“We’ll get your stuff.”
Kina disappeared with her friends in tow, leaving me alone in the kitchen with a man I didn’t know and a sudden swarm of butterflies. Great. I felt bad enough without a bout of nausea.
I’d begun inching toward the door, still blinking furiously, when he took off his sunglasses. Boy, he was handsome. Probably. I mean, what I could see looked good, but he reminded me of those witnesses they blurred out on true-crime shows. You could see them, but you couldn’t.
“I’m Rusty,” he said.
“Rusty at what?”
“It’s my name. Rusty.”
“Oh.” Between the pain and his proximity, I couldn’t think straight.
“Your name is Oh?”
“No, my name is Erin.”
Actually, my name was Joy, but I hated it. Erin was the name I’d picked out for myself, and Alexa had gotten me a passport, so it was official now. She’d offered to get me a driver’s licence too, but Ari had vetoed that idea after Kai gave me a lesson in his truck and I got distracted by a raccoon and then drove through a stoplight. I could kind of see her point.
“Good to meet you, Erin.”
He laughed, but why? “What’s so funny?”
My watering eyes? Or my blotchy face?
“Sorry. It’s just this whole…”—he pointed between us—“awkwardness. My momma always said laughter was the best medicine.”

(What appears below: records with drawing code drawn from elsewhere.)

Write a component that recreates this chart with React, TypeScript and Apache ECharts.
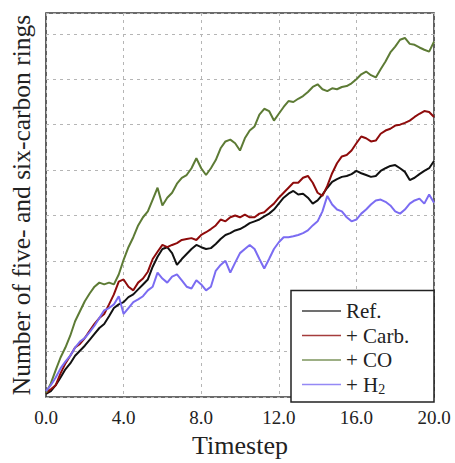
import React, { useEffect, useRef } from 'react';
import * as echarts from 'echarts';

const timesteps = [
  0, 0.25, 0.5, 0.75, 1, 1.25, 1.5, 1.75, 2, 2.25, 2.5, 2.75, 3, 3.25, 3.5, 3.75,
  4, 4.25, 4.5, 4.75, 5, 5.25, 5.5, 5.75, 6, 6.25, 6.5, 6.75, 7, 7.25, 7.5, 7.75,
  8, 8.25, 8.5, 8.75, 9, 9.25, 9.5, 9.75, 10, 10.25, 10.5, 10.75, 11, 11.25, 11.5, 11.75,
  12, 12.25, 12.5, 12.75, 13, 13.25, 13.5, 13.75, 14, 14.25, 14.5, 14.75, 15, 15.25, 15.5, 15.75,
  16, 16.25, 16.5, 16.75, 17, 17.25, 17.5, 17.75, 18, 18.25, 18.5, 18.75, 19, 19.25, 19.5, 19.75, 20,
];

const refValues = [
  0.7, 1.3, 2.6, 4.3, 6.1, 7.4, 9.1, 10.2, 11.3, 12.6, 13.9, 15.2, 16.1, 17.8, 19.6, 20.4,
  20.9, 22.0, 22.6, 23.7, 24.8, 25.9, 28.7, 30.9, 32.6, 33.0, 31.7, 29.1, 30.4, 31.5, 32.6, 33.5,
  33.0, 32.6, 32.8, 33.7, 34.8, 35.7, 36.1, 36.7, 37.0, 37.6, 38.3, 38.7, 39.1, 39.8, 40.4, 41.3,
  42.6, 43.9, 44.8, 45.4, 44.6, 44.8, 43.9, 42.6, 43.3, 44.6, 46.1, 47.4, 48.0, 48.5, 48.7, 49.1,
  49.8, 49.3, 48.9, 48.5, 48.7, 49.8, 50.4, 50.9, 51.1, 50.4, 49.6, 47.8, 48.3, 49.1, 49.8, 50.4, 52.0,
];

const carbValues = [
  0.9, 1.7, 2.6, 5.2, 7.4, 9.1, 10.9, 11.7, 13.0, 14.6, 16.1, 17.4, 18.3, 20.4, 22.6, 25.4,
  25.9, 24.3, 23.5, 25.2, 26.1, 27.6, 30.4, 32.0, 33.5, 33.0, 33.5, 33.9, 34.6, 34.8, 35.0, 34.6,
  35.7, 36.3, 37.0, 37.8, 39.1, 38.7, 39.6, 40.0, 39.6, 40.2, 39.6, 39.6, 40.4, 40.7, 41.7, 42.6,
  43.9, 45.0, 46.1, 47.2, 47.2, 48.3, 48.7, 47.2, 45.0, 44.3, 46.5, 49.3, 51.5, 53.0, 53.3, 54.3,
  55.9, 57.4, 57.0, 56.3, 56.5, 58.0, 58.7, 59.1, 59.8, 60.0, 60.4, 60.9, 61.7, 62.4, 63.0, 62.8, 61.7,
];

const coValues = [
  0.9, 3.0, 5.9, 8.7, 10.9, 13.5, 16.7, 18.9, 21.1, 22.8, 24.3, 25.2, 24.8, 25.2, 24.8, 27.0,
  30.2, 33.0, 35.2, 37.8, 39.6, 40.9, 43.5, 46.1, 42.2, 43.9, 45.0, 47.0, 48.3, 48.9, 50.4, 52.6,
  50.4, 48.9, 50.4, 52.2, 54.8, 56.3, 56.7, 55.9, 54.3, 57.0, 58.7, 59.6, 62.2, 63.5, 63.0, 60.9,
  62.4, 63.9, 65.2, 65.0, 65.7, 66.3, 67.2, 68.3, 68.9, 67.8, 67.4, 68.0, 67.8, 68.3, 68.5, 69.1,
  70.0, 71.1, 71.7, 70.9, 70.4, 72.2, 73.9, 75.9, 77.2, 78.7, 79.1, 77.8, 77.6, 77.0, 76.5, 76.1, 78.3,
];

const h2Values = [
  1.3, 2.6, 4.3, 6.3, 7.8, 9.1, 10.9, 12.2, 13.0, 14.3, 15.7, 17.4, 19.1, 19.6, 20.4, 22.2,
  18.3, 19.6, 20.9, 21.5, 22.2, 23.5, 24.3, 27.4, 26.1, 25.2, 26.5, 27.0, 25.7, 24.3, 23.9, 25.7,
  24.8, 23.5, 24.3, 27.8, 29.1, 30.0, 27.4, 29.6, 31.7, 32.6, 33.5, 32.6, 30.4, 28.3, 30.4, 32.6,
  34.1, 35.2, 35.2, 35.4, 35.7, 36.1, 36.7, 37.8, 38.7, 40.9, 44.3, 42.4, 41.3, 40.9, 39.6, 38.7,
  39.1, 40.4, 41.3, 42.4, 43.3, 43.5, 43.0, 42.2, 40.9, 40.4, 41.3, 42.6, 43.3, 43.7, 42.6, 44.6, 42.8,
];

const seriesNames = ['Ref.', '+ Carb.', '+ CO', '+ H2'];
const seriesColors = ['#111111', '#8e0b0b', '#5d7b35', '#7b6cf2'];
const xTickInterval = 4;
const yGridInterval = 10;

const FONT = 'Liberation Serif';

export default function App() {
  const ref = useRef<HTMLDivElement>(null);

  useEffect(() => {
    if (!ref.current) return;
    const chart = echarts.init(ref.current, undefined, { renderer: 'svg' });
    const allValues = [refValues, carbValues, coValues, h2Values];
    const gridLine = { show: true, lineStyle: { color: '#b5b5b5', type: [3, 4] as any, width: 1 } };
    chart.setOption({
      animation: false,
      backgroundColor: '#ffffff',
      textStyle: { fontFamily: FONT },
      grid: {
        left: 45,
        top: 13,
        right: 21,
        bottom: 61,
        show: true,
        borderColor: '#3a3a3a',
        borderWidth: 1.6,
        backgroundColor: 'transparent',
        containLabel: false,
      },
      xAxis: {
        type: 'value',
        min: 0,
        max: 20,
        interval: xTickInterval,
        name: 'Timestep',
        nameLocation: 'middle',
        nameGap: 35,
        nameTextStyle: { fontFamily: FONT, fontSize: 26, color: '#222' },
        axisLine: { show: false },
        axisTick: { show: false },
        axisLabel: {
          fontFamily: FONT,
          fontSize: 19,
          color: '#222',
          margin: 11,
          formatter: (v: number) => v.toFixed(1),
        },
        splitLine: gridLine,
      },
      yAxis: {
        type: 'value',
        min: 0,
        max: 84.6,
        interval: yGridInterval,
        name: 'Number of five- and six-carbon rings',
        nameLocation: 'middle',
        nameGap: 12,
        nameTextStyle: { fontFamily: FONT, fontSize: 25.5, color: '#222' },
        axisLine: { show: false },
        axisTick: { show: false },
        axisLabel: { show: false },
        splitLine: gridLine,
      },
      legend: {
        orient: 'vertical',
        right: 21,
        bottom: 61,
        backgroundColor: '#ffffff',
        borderColor: '#222222',
        borderWidth: 1.5,
        borderRadius: 0,
        padding: [9, 12, 6, 11],
        icon: 'rect',
        itemWidth: 39,
        itemHeight: 1.3,
        itemGap: 1.5,
        itemTextGap: 10,
        itemStyle: { opacity: 0.8 },
        data: seriesNames,
        textStyle: {
          fontFamily: FONT,
          fontSize: 21,
          color: '#222',
          lineHeight: 23,
          width: 76,
          rich: {
            sub: { fontFamily: FONT, fontSize: 14, color: '#222', verticalAlign: 'bottom', lineHeight: 23 },
          },
        },
        formatter: (name: string) => (name === '+ H2' ? '+ H{sub|2}' : name),
      },
      series: seriesNames.map((name, i) => ({
        name,
        type: 'line',
        symbol: 'none',
        showSymbol: false,
        data: timesteps.map((t, j) => [t, allValues[i][j]]),
        lineStyle: { color: seriesColors[i], width: 2 },
        itemStyle: { color: seriesColors[i] },
      })),
    });
    return () => chart.dispose();
  }, []);

  return (
    <div
      ref={ref}
      style={{ position: 'fixed', left: 0, top: 0, width: 455, height: 463 }}
    />
  );
}
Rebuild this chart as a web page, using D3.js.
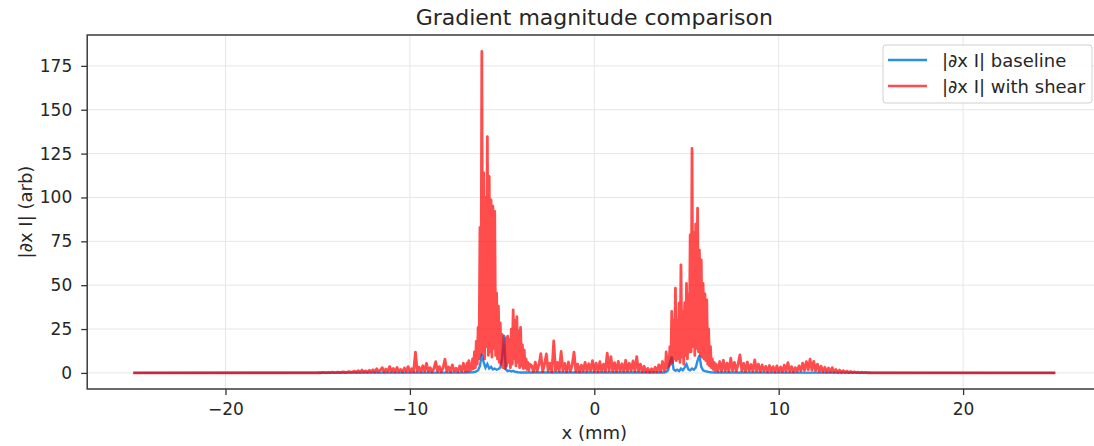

“Laughter isn’t making my eyes sting any less.”
“You want me to call an ambulance?”
“No! Do you know how much those things cost?”
Right after I escaped from the Promised Land, I’d taken the first bus that was getting the hell out of California and found myself in Rockport, Texas, cleaning hotel rooms so I could afford food. One of my roommates at the time had been bankrupted after he slipped over on a half-melted ice cream cone and broke his wrist. He’d warned me never to go near a hospital, even if I was dying. Life would be easier if you spent your money on a nice casket instead of on a healthcare provider’s Christmas party.
I did have insurance now, my brother had made sure of that, but I still wasn’t going to ride in an ambulance when Ari’s passenger seat was an option. All I had to do was call her and explain the situation and?—
“There’s no phone on the table, only a book,” Kina said.
“No, I definitely left it there.”
“A girl sitting nearby said a blond-haired guy was looking at your stuff, and he left when he noticed her watching him. She didn’t see him take the phone, but it isn’t there now, so he most likely did.”
Just my freaking luck. I was half blind, and I couldn’t even explain that to my boss.
“You want to borrow my phone?” Rusty offered.
I screwed my eyes shut harder, trying to focus. What was Ari’s number? She’d programmed it into my phone, and I’d never bothered to learn it by heart. Dumb, dumb,dumb. I should have done that. Why hadn’t I done it? I remembered Kai’s number, but if I called him, he’d never let me leave Santa Cruz again. I wiped my eyes, but that only made them hurt more, and I’d put mascara on this morning so I probably looked terrifying.
“Is my room key still on the table? I can wait for my friend upstairs.”
Why was Rusty shaking his head? And Kina too? Or had my vision just gone really weird?
“You’re going to the hospital,” Rusty said.
“But—”
“Your eyes are red, and they haven’t stopped watering.” That was true, the watering part at least. “If you won’t ride in an ambulance, and you won’t take an Uber, then I’ll drive you there.”